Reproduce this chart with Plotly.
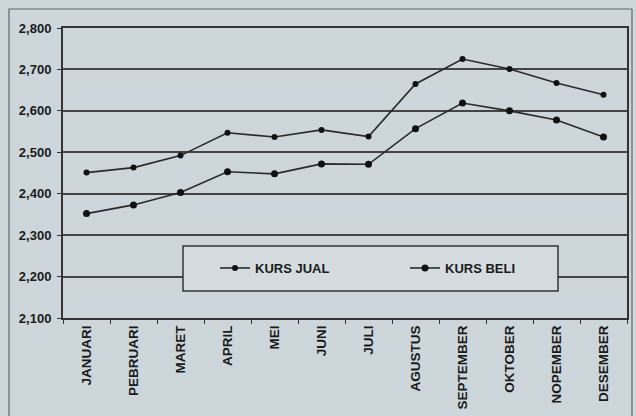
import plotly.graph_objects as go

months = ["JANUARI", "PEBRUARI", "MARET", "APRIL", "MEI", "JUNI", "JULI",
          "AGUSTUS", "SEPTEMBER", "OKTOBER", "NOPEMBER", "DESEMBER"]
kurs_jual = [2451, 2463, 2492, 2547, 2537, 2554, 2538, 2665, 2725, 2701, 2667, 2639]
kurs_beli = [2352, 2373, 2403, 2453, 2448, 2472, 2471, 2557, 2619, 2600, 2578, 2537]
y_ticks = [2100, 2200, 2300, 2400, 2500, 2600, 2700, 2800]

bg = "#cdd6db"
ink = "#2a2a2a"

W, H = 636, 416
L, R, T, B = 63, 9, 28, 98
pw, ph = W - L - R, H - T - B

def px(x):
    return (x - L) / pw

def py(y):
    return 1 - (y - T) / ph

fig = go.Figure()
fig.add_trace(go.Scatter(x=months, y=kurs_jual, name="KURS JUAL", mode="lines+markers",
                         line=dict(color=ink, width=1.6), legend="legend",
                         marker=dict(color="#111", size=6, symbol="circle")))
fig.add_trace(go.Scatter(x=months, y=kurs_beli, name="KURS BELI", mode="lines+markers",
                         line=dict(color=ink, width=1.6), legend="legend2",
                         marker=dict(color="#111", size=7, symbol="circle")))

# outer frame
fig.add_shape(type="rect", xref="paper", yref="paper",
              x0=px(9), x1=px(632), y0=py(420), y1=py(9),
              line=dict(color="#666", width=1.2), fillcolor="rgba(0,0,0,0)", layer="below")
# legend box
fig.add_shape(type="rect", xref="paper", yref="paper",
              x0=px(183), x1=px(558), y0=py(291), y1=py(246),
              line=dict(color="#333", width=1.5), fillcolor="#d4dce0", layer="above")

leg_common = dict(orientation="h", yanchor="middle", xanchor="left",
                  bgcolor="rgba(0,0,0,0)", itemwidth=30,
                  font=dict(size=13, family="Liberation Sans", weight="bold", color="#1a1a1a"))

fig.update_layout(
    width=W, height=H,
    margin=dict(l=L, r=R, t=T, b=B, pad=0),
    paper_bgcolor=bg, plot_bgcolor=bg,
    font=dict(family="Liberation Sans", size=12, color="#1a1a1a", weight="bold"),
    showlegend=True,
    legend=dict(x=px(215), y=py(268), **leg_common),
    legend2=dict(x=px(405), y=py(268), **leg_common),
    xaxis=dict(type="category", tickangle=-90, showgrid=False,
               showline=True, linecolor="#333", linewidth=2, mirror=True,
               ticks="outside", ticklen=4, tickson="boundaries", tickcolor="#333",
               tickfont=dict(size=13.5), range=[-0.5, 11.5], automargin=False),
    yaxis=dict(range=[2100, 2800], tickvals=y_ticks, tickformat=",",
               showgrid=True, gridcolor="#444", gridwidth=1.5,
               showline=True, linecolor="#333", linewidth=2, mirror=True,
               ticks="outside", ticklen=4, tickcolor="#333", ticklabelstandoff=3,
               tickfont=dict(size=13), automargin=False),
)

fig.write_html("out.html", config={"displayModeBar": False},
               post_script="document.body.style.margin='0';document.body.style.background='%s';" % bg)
====
**The request**
Your task is to restate word for word the lines from the top of the data to the line containing "return 1 - (y - T) / ph", both ends included, with every picture left out.

**Solution to this exercise**
Reproduce this chart with Plotly.
import plotly.graph_objects as go

months = ["JANUARI", "PEBRUARI", "MARET", "APRIL", "MEI", "JUNI", "JULI",
          "AGUSTUS", "SEPTEMBER", "OKTOBER", "NOPEMBER", "DESEMBER"]
kurs_jual = [2451, 2463, 2492, 2547, 2537, 2554, 2538, 2665, 2725, 2701, 2667, 2639]
kurs_beli = [2352, 2373, 2403, 2453, 2448, 2472, 2471, 2557, 2619, 2600, 2578, 2537]
y_ticks = [2100, 2200, 2300, 2400, 2500, 2600, 2700, 2800]

bg = "#cdd6db"
ink = "#2a2a2a"

W, H = 636, 416
L, R, T, B = 63, 9, 28, 98
pw, ph = W - L - R, H - T - B

def px(x):
    return (x - L) / pw

def py(y):
    return 1 - (y - T) / ph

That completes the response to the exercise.